Ichoku refers to a charge meted out as a reuslt of not following an Emperor's command. It is also called Ichokuzai (literally means 'The Charge of Ichoku').
Based on the Ritsuryo law, the original purpose of the Ichoku was to apply the Charge of Ichoku to individuals who went against the procedures contained in an Imperial command, but in later years, the Ichoku changed to mean an act or behavior which signified resistance against an Imperial command or an Imperial envoy. The application of the Charge of Ichoku is thought to have been expanded according to ranks, and there was a difference in opinions of lawyers about the actual scope of application. In and after the Middle Ages, the Ichoku was understood as 'punishing all the violations against judgements issued by court nobles' (according to the book called "Satamirensho"), and by people, it is ambiguously thought to have gone against an Emperor's command.

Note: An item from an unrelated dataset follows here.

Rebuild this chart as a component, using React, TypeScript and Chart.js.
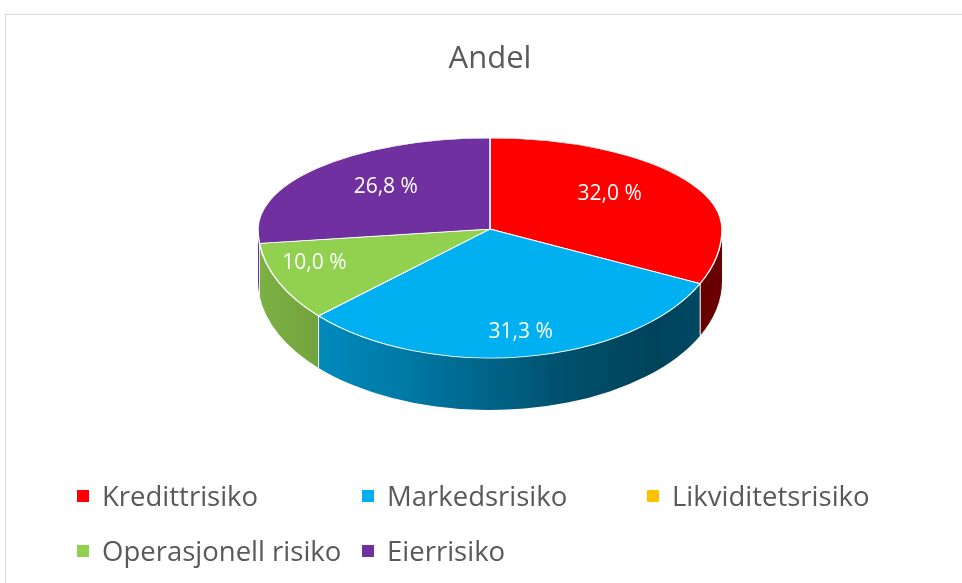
import React, { useEffect, useRef } from 'react';
import { Chart, registerables } from 'chart.js';

Chart.register(...registerables);

// ---- data ----
const title = 'Andel';
const categories = ['Kredittrisiko', 'Markedsrisiko', 'Likviditetsrisiko', 'Operasjonell risiko', 'Eierrisiko'];
const shares = [32.0, 31.3, 0, 10.0, 26.8];
const colors = ['#FF0000', '#00B0F0', '#FFC000', '#92D050', '#7030A0'];

// ---- geometry / style ----
const CX = 490;
const CY = 229;
const R = 232;
const RY_TOP = 91;
const RY_BOT = 129;
const DEPTH = 52;
const FONT = "'Open Sans', 'DejaVu Sans', sans-serif";
const TEXT_COLOR = '#595959';
const LEGEND_COLS = [77, 362, 647];
const LEGEND_ROWS = [496, 551];

function shade(hex: string, f: number) {
  const n = parseInt(hex.slice(1), 16);
  const r = Math.round(((n >> 16) & 255) * f);
  const g = Math.round(((n >> 8) & 255) * f);
  const b = Math.round((n & 255) * f);
  return `rgb(${r},${g},${b})`;
}

function fmt(v: number) {
  return v.toFixed(1).replace('.', ',') + ' %';
}

const pie3d = {
  id: 'pie3d',
  beforeDatasetsDraw(chart: any) {
    const ctx = chart.ctx;
    const meta = chart.getDatasetMeta(0);
    const bg = chart.data.datasets[0].backgroundColor as string[];
    // side walls (front half only)
    meta.data.forEach((el: any, i: number) => {
      const a0 = Math.max(el.startAngle, 0);
      const a1 = Math.min(el.endAngle, Math.PI);
      if (a1 <= a0) return;
      const grad = ctx.createLinearGradient(CX - R, 0, CX + R, 0);
      const stops: [number, number][] = [[0, 0.85], [0.1, 0.8], [0.35, 0.67], [0.65, 0.46], [0.85, 0.38], [1, 0.42]];
      stops.forEach(([p, f]) => grad.addColorStop(p, shade(bg[i], f)));
      ctx.save();
      ctx.beginPath();
      ctx.ellipse(CX, CY, R, RY_BOT, 0, a0, a1, false);
      ctx.ellipse(CX, CY + DEPTH, R, RY_BOT, 0, a1, a0, true);
      ctx.closePath();
      ctx.fillStyle = grad;
      ctx.fill();
      ctx.strokeStyle = 'rgba(255,255,255,0.8)';
      ctx.lineWidth = 1;
      [a0, a1].forEach((a) => {
        if (a <= 0.001 || a >= Math.PI - 0.001) return;
        const x = CX + R * Math.cos(a);
        const y = CY + RY_BOT * Math.sin(a);
        ctx.beginPath();
        ctx.moveTo(x, y);
        ctx.lineTo(x, y + DEPTH);
        ctx.stroke();
      });
      ctx.restore();
    });
    // top half of the top face
    const el0 = meta.data[0];
    ctx.save();
    ctx.beginPath();
    ctx.rect(0, 0, chart.width, CY);
    ctx.clip();
    ctx.translate(CX, CY);
    ctx.scale(1, RY_TOP / R);
    ctx.translate(-el0.x, -el0.y);
  },
  afterDatasetsDraw(chart: any) {
    const ctx = chart.ctx;
    ctx.restore();
    const meta = chart.getDatasetMeta(0);
    const el0 = meta.data[0];
    // bottom half of the top face
    ctx.save();
    ctx.beginPath();
    ctx.rect(0, CY, chart.width, chart.height - CY);
    ctx.clip();
    ctx.translate(CX, CY);
    ctx.scale(1, RY_BOT / R);
    ctx.translate(-el0.x, -el0.y);
    meta.controller.draw();
    ctx.restore();
    // data labels
    const vals = chart.data.datasets[0].data as number[];
    ctx.save();
    ctx.fillStyle = '#FFFFFF';
    ctx.font = `21px ${FONT}`;
    ctx.textAlign = 'center';
    ctx.textBaseline = 'alphabetic';
    meta.data.forEach((el: any, i: number) => {
      if (!vals[i]) return;
      let mid = (el.startAngle + el.endAngle) / 2;
      // perspective-like shift of label anchor away from the front
      mid -= (6 * Math.PI / 180) * Math.cos(mid);
      const s = Math.sin(mid);
      const k = s < 0 ? 0.65 : 0.8;
      const x = CX + k * R * Math.cos(mid);
      const y = CY + k * s * (s < 0 ? RY_TOP : RY_BOT);
      ctx.fillText(fmt(vals[i]), x, y + 7);
    });
    ctx.restore();
  },
  afterDraw(chart: any) {
    const ctx = chart.ctx;
    const labels = chart.data.labels as string[];
    const bg = chart.data.datasets[0].backgroundColor as string[];
    ctx.save();
    ctx.font = `27.5px ${FONT}`;
    ctx.textAlign = 'left';
    ctx.textBaseline = 'alphabetic';
    labels.forEach((lab, i) => {
      const col = i % 3;
      const row = Math.floor(i / 3);
      const x = LEGEND_COLS[col];
      const yc = LEGEND_ROWS[row];
      ctx.fillStyle = bg[i];
      ctx.fillRect(x, yc - 6, 12, 12);
      ctx.fillStyle = TEXT_COLOR;
      ctx.fillText(lab, x + 25, yc + 10);
    });
    ctx.restore();
  },
};

export default function App() {
  const ref = useRef<HTMLCanvasElement | null>(null);
  useEffect(() => {
    if (!ref.current) return;
    const chart = new Chart(ref.current, {
      type: 'pie',
      data: {
        labels: categories,
        datasets: [
          {
            data: shares,
            backgroundColor: colors,
            borderColor: '#FFFFFF',
            borderWidth: 1.5,
            radius: R,
            clip: false as any,
          } as any,
        ],
      },
      options: {
        animation: false,
        responsive: false,
        events: [],
        layout: { padding: { left: 18, top: 0, right: 0, bottom: 0 } },
        plugins: {
          legend: { display: false },
          tooltip: { enabled: false },
          title: {
            display: true,
            text: title,
            color: TEXT_COLOR,
            font: { family: FONT, size: 31, weight: 'normal' },
            padding: { top: 41, bottom: 10 },
          },
        },
      },
      plugins: [pie3d],
    });
    return () => chart.destroy();
  }, []);
  return (
    <div style={{ position: 'absolute', left: 0, top: 0, width: 962, height: 583, overflow: 'hidden', background: '#fff' }}>
      <div style={{ position: 'absolute', left: 5, top: 14, width: 980, height: 600, border: '1px solid #D9D9D9', boxSizing: 'border-box' }} />
      <canvas ref={ref} width={962} height={583} style={{ position: 'absolute', left: 0, top: 0, display: 'block' }} />
    </div>
  );
}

Of note, there were cases in which court nobles who were applicable to this and received a punishment equivalent to being expelled from the court noble community, such as the emperor's censure.
In Article 278 of "Kaiteiritsurei", a criminal code in the beginning Meiji Period, a charge named 'Ichokuzai' was established as an illegal act, but in line with the subsequent constitutional monarch of Emperors, accusing a person of Ichoku itself as a crime ceased.
In the Taisho Political Crisis, Emperor Taisho issued an imperial command that Kinmochi SAIONJI, president of Rikkenseiyukai (a political party originally organized by Hirobumi ITO) should withdraw a parliamentary motion of non-confidence against the cabinet related to the 3rd Katsura Cabinet and urge Seiyukai to collaborate with the Katsura Cabinet, but the parliamentarians of the Seiyukai made Saionji return the imperial command for the reason that the parliamentarians were the representatives of the Japanese nation (February 9, 1913.)
As a result, the Katsura Cabinet fell, and Saionji provided a resignation to step down from the president post for the reason that it was Ichokuzai, and shut himself up at home in Kyoto (February 23.)
After that, Saionji remained in Kyoto for a while in spite of the advice of Takashi HARA, etc.